--- Start MATERIAL PROVIDED ---
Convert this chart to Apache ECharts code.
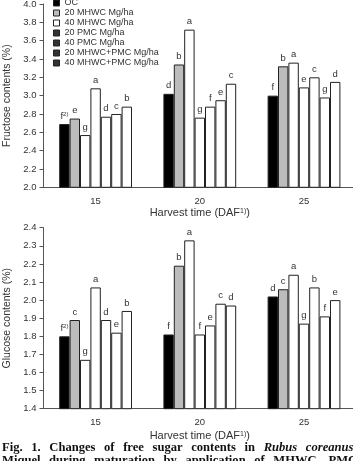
<!DOCTYPE html>
<html>
<head>
<meta charset="utf-8">
<script src="https://cdn.jsdelivr.net/npm/echarts@6/dist/echarts.min.js"></script>
<style>
  html, body { margin: 0; padding: 0; background: #fff; }
  #chart { width: 353px; height: 461px; }
</style>
</head>
<body>
<div id="chart"></div>
<script>
// 数据
var categories = ['15', '20', '25']
var treatments = ['OC', '20 MHWC Mg/ha', '40 MHWC Mg/ha', '20 PMC Mg/ha', '40 PMC Mg/ha', '20 MHWC+PMC Mg/ha', '40 MHWC+PMC Mg/ha']

// 果糖 Fructose (%)
var fruOC = [2.69, 3.02, 3.00]
var fruMHWC20 = [2.75, 3.34, 3.32]
var fruMHWC40 = [2.57, 3.72, 3.36]
var fruPMC20 = [3.08, 2.76, 3.09]
var fruPMC40 = [2.77, 2.88, 3.20]
var fruMix20 = [2.80, 2.95, 2.98]
var fruMix40 = [2.88, 3.13, 3.15]
var fruLetters = [
  ['f*', 'd', 'f'],
  ['e', 'b', 'b'],
  ['g', 'a', 'a'],
  ['a', 'g', 'e'],
  ['d', 'f', 'c'],
  ['c', 'e', 'g'],
  ['b', 'c', 'd']
]

// 葡萄糖 Glucose (%)
var gluOC = [1.80, 1.81, 2.02]
var gluMHWC20 = [1.89, 2.19, 2.06]
var gluMHWC40 = [1.67, 2.33, 2.14]
var gluPMC20 = [2.07, 1.81, 1.87]
var gluPMC40 = [1.89, 1.86, 2.07]
var gluMix20 = [1.82, 1.98, 1.91]
var gluMix40 = [1.94, 1.97, 2.00]
var gluLetters = [
  ['f*', 'f', 'd'],
  ['c', 'b', 'c'],
  ['g', 'a', 'a'],
  ['a', 'f', 'g'],
  ['d', 'e', 'b'],
  ['e', 'c', 'f'],
  ['b', 'd', 'e']
]

var fruSeries = [fruOC, fruMHWC20, fruMHWC40, fruPMC20, fruPMC40, fruMix20, fruMix40]
var gluSeries = [gluOC, gluMHWC20, gluMHWC40, gluPMC20, gluPMC40, gluMix20, gluMix40]

// 图注
var captionLine1 = [['Fig.', 'b'], ['1.', 'b'], ['Changes', 'b'], ['of', 'b'], ['free', 'b'], ['sugar', 'b'], ['contents', 'b'], ['in', 'b'], ['Rubus', 'i'], ['coreanus', 'i']]
var captionLine2 = [['Miquel', 'b'], ['during', 'b'], ['maturation', 'b'], ['by', 'b'], ['application', 'b'], ['of', 'b'], ['MHWC,', 'b'], ['PMC', 'b'], ['and', 'b']]

var font = 'Liberation Sans'
var txt = '#333'
var fills = ['#000', '#bcbcbc', '#fff', '#fff', '#fff', '#fff', '#fff']
var legendFills = ['#000', '#bcbcbc', '#fff', '#333', '#333', '#333', '#333']

function makeSeries(values, letters, axisIdx) {
  return values.map(function (arr, i) {
    return {
      name: treatments[i],
      type: 'bar',
      xAxisIndex: axisIdx,
      yAxisIndex: axisIdx,
      barWidth: 10.4,
      barGap: '0%',
      data: arr,
      itemStyle: { color: fills[i], borderColor: '#222', borderWidth: 1 },
      label: {
        show: true,
        position: 'top',
        distance: 3,
        color: txt,
        fontFamily: font,
        fontSize: 9.5,
        formatter: function (p) {
          var l = letters[i][p.dataIndex]
          if (l.indexOf('*') > -1) return l.replace('*', '') + '{sup|2)}'
          return l
        },
        rich: {
          sup: { fontSize: 6, verticalAlign: 'top', color: txt, fontFamily: font }
        }
      },
      emphasis: { disabled: true }
    }
  })
}

function yAxisOf(idx, min, max, interval, name) {
  return {
    gridIndex: idx,
    type: 'value',
    min: min,
    max: max,
    interval: interval,
    name: name,
    nameLocation: 'middle',
    nameGap: 31,
    nameTextStyle: { fontFamily: font, fontSize: 10.5, color: txt },
    axisLine: { show: true, lineStyle: { color: '#555' } },
    axisTick: { show: true, length: 4, lineStyle: { color: '#555' } },
    axisLabel: {
      fontFamily: font, fontSize: 9.5, color: txt, margin: 7,
      formatter: function (v) { return v.toFixed(1) }
    },
    splitLine: { show: false }
  }
}

function xAxisOf(idx, gap) {
  return {
    gridIndex: idx,
    type: 'category',
    data: categories,
    name: 'Harvest time (DAF{sup|1)})',
    nameLocation: 'middle',
    nameGap: gap,
    nameTextStyle: {
      fontFamily: font, fontSize: 11, color: txt,
      rich: { sup: { fontSize: 7, verticalAlign: 'top', color: txt, fontFamily: font } }
    },
    axisLine: { lineStyle: { color: '#555' } },
    axisTick: { show: false },
    axisLabel: { fontFamily: font, fontSize: 9.5, color: txt, margin: 9 }
  }
}

function captionText(words) {
  return words.map(function (w) { return '{' + w[1] + '|' + w[0] + '}' }).join('{s| }')
}
var capRich = {
  b: { fontFamily: 'Liberation Serif', fontWeight: 'bold', fontSize: 12.6, fill: '#111' },
  i: { fontFamily: 'Liberation Serif', fontWeight: 'bold', fontStyle: 'italic', fontSize: 12.6, fill: '#111' },
  s: { fontFamily: 'Liberation Serif', fontSize: 12.6, width: 8.6 }
}

var myChart = echarts.init(document.getElementById('chart'))
var option = {
  animation: false,
  legend: {
    orient: 'vertical',
    left: 53,
    top: -1.5,
    padding: 0,
    itemWidth: 6,
    itemHeight: 6,
    itemGap: 1,
    icon: 'rect',
    selectedMode: false,
    textStyle: { fontFamily: font, fontSize: 9, color: txt, lineHeight: 9 },
    data: treatments.map(function (n, i) {
      return { name: n, itemStyle: { color: legendFills[i], borderColor: '#222', borderWidth: 1 } }
    })
  },
  grid: [
    { left: 43.5, top: 4, width: 312.6, height: 183.3, outerBoundsMode: 'none' },
    { left: 43.5, top: 227.7, width: 312.6, height: 181, outerBoundsMode: 'none' }
  ],
  xAxis: [xAxisOf(0, 19), xAxisOf(1, 22)],
  yAxis: [
    yAxisOf(0, 2.0, 4.0, 0.2, 'Fructose contents (%)'),
    yAxisOf(1, 1.4, 2.4, 0.1, 'Glucose contents (%)')
  ],
  series: makeSeries(fruSeries, fruLetters, 0).concat(makeSeries(gluSeries, gluLetters, 1)),
  graphic: [
    { type: 'text', left: 2, top: 441.5, style: { text: captionText(captionLine1), rich: capRich } },
    { type: 'text', left: 2, top: 454.5, style: { text: captionText(captionLine2), rich: capRich } }
  ]
}
option && myChart.setOption(option)
window.addEventListener('resize', function () { myChart.resize() })
</script>
</body>
</html>
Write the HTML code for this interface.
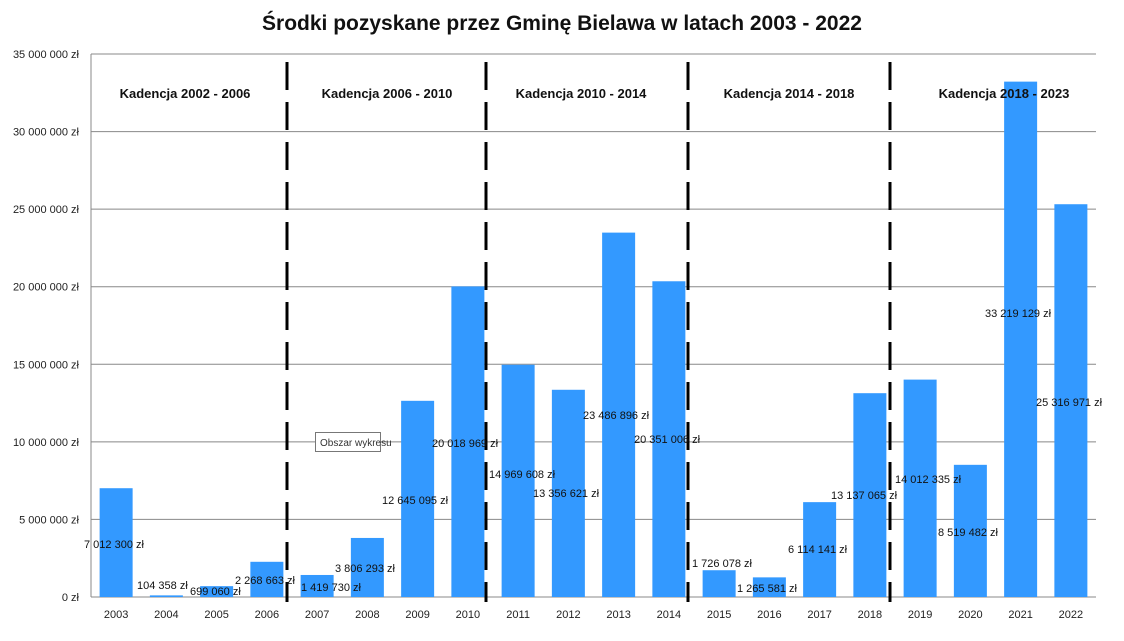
<!DOCTYPE html>
<html><head><meta charset="utf-8"><style>
body{margin:0;background:#fff;width:1124px;height:636px;overflow:hidden}
svg text{font-family:"Liberation Sans",sans-serif}
</style></head><body>
<svg id="s" width="1124" height="636" xmlns="http://www.w3.org/2000/svg"></svg>
<script>
(function(){
const s=document.getElementById('s');let h='';
const y0=597,yTop=54,X0=91,X1=1096,pw=(X1-X0)/20;
const Y=v=>y0-v/35e6*(y0-yTop);
h+=`<text x="562" y="30" font-size="21" font-weight="bold" text-anchor="middle" fill="#111">Środki pozyskane przez Gminę Bielawa w latach 2003 - 2022</text>`;
for(let i=0;i<=7;i++){const y=Y(i*5e6);h+=`<line x1="${X0}" x2="${X1}" y1="${y}" y2="${y}" stroke="#888" stroke-width="1"/>`;
const lab=i==0?'0 zł':(i*5)+' 000 000 zł';h+=`<text x="79" y="${y+4}" font-size="11" text-anchor="end" fill="#222">${lab}</text>`;}
h+=`<line x1="${X0}" x2="${X0}" y1="${yTop}" y2="${y0}" stroke="#888"/>`;
const vals=[7012300,104358,699060,2268663,1419730,3806293,12645095,20018969,14969608,13356621,23486896,20351006,1726078,1265581,6114141,13137065,14012335,8519482,33219129,25316971];
const labs=[[84,548],[137,589],[190,595],[235,584],[301,591],[335,572],[382,504],[432,447],[489,478],[533,497],[583,419],[634,443],[692,567],[737,592],[788,553],[831,499],[895,483],[938,536],[985,317],[1036,406]];
vals.forEach((v,i)=>{const cx=X0+pw*(i+0.5);const y=Y(v);
h+=`<rect x="${cx-16.5}" y="${y}" width="33" height="${y0-y}" fill="#3399ff"/>`;
h+=`<text x="${cx}" y="618" font-size="11" text-anchor="middle" fill="#222">${2003+i}</text>`;});
[287,486,688,890].forEach(x=>{h+=`<line x1="${x}" x2="${x}" y1="62" y2="602" stroke="#000" stroke-width="3" stroke-dasharray="28,12"/>`;});
vals.forEach((v,i)=>{const t=v.toString().replace(/\B(?=(\d{3})+(?!\d))/g,' ')+' zł';h+=`<text x="${labs[i][0]}" y="${labs[i][1]}" font-size="11" fill="#111">${t}</text>`;});
[[185,'2002 - 2006'],[387,'2006 - 2010'],[581,'2010 - 2014'],[789,'2014 - 2018'],[1004,'2018 - 2023']].forEach(([x,t])=>{h+=`<text x="${x}" y="98" font-size="13" font-weight="bold" text-anchor="middle" fill="#111">Kadencja ${t}</text>`;});
h+=`<rect x="315.5" y="432.5" width="65" height="19" fill="#fff" stroke="#777"/><text x="320" y="446" font-size="10" fill="#333">Obszar wykresu</text>`;
s.innerHTML=h;
})();
</script>
</body></html>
--- End MATERIAL PROVIDED ---
Please extract exactly the lines of the data, from the first through the line containing "['#000', '#bcbcbc', '#fff', '#333', '#333', '#333', '#333']", and add no pictures to the copy.

Convert this chart to Apache ECharts code.
<!DOCTYPE html>
<html>
<head>
<meta charset="utf-8">
<script src="https://cdn.jsdelivr.net/npm/echarts@6/dist/echarts.min.js"></script>
<style>
  html, body { margin: 0; padding: 0; background: #fff; }
  #chart { width: 353px; height: 461px; }
</style>
</head>
<body>
<div id="chart"></div>
<script>
// 数据
var categories = ['15', '20', '25']
var treatments = ['OC', '20 MHWC Mg/ha', '40 MHWC Mg/ha', '20 PMC Mg/ha', '40 PMC Mg/ha', '20 MHWC+PMC Mg/ha', '40 MHWC+PMC Mg/ha']

// 果糖 Fructose (%)
var fruOC = [2.69, 3.02, 3.00]
var fruMHWC20 = [2.75, 3.34, 3.32]
var fruMHWC40 = [2.57, 3.72, 3.36]
var fruPMC20 = [3.08, 2.76, 3.09]
var fruPMC40 = [2.77, 2.88, 3.20]
var fruMix20 = [2.80, 2.95, 2.98]
var fruMix40 = [2.88, 3.13, 3.15]
var fruLetters = [
  ['f*', 'd', 'f'],
  ['e', 'b', 'b'],
  ['g', 'a', 'a'],
  ['a', 'g', 'e'],
  ['d', 'f', 'c'],
  ['c', 'e', 'g'],
  ['b', 'c', 'd']
]

// 葡萄糖 Glucose (%)
var gluOC = [1.80, 1.81, 2.02]
var gluMHWC20 = [1.89, 2.19, 2.06]
var gluMHWC40 = [1.67, 2.33, 2.14]
var gluPMC20 = [2.07, 1.81, 1.87]
var gluPMC40 = [1.89, 1.86, 2.07]
var gluMix20 = [1.82, 1.98, 1.91]
var gluMix40 = [1.94, 1.97, 2.00]
var gluLetters = [
  ['f*', 'f', 'd'],
  ['c', 'b', 'c'],
  ['g', 'a', 'a'],
  ['a', 'f', 'g'],
  ['d', 'e', 'b'],
  ['e', 'c', 'f'],
  ['b', 'd', 'e']
]

var fruSeries = [fruOC, fruMHWC20, fruMHWC40, fruPMC20, fruPMC40, fruMix20, fruMix40]
var gluSeries = [gluOC, gluMHWC20, gluMHWC40, gluPMC20, gluPMC40, gluMix20, gluMix40]

// 图注
var captionLine1 = [['Fig.', 'b'], ['1.', 'b'], ['Changes', 'b'], ['of', 'b'], ['free', 'b'], ['sugar', 'b'], ['contents', 'b'], ['in', 'b'], ['Rubus', 'i'], ['coreanus', 'i']]
var captionLine2 = [['Miquel', 'b'], ['during', 'b'], ['maturation', 'b'], ['by', 'b'], ['application', 'b'], ['of', 'b'], ['MHWC,', 'b'], ['PMC', 'b'], ['and', 'b']]

var font = 'Liberation Sans'
var txt = '#333'
var fills = ['#000', '#bcbcbc', '#fff', '#fff', '#fff', '#fff', '#fff']
var legendFills = ['#000', '#bcbcbc', '#fff', '#333', '#333', '#333', '#333']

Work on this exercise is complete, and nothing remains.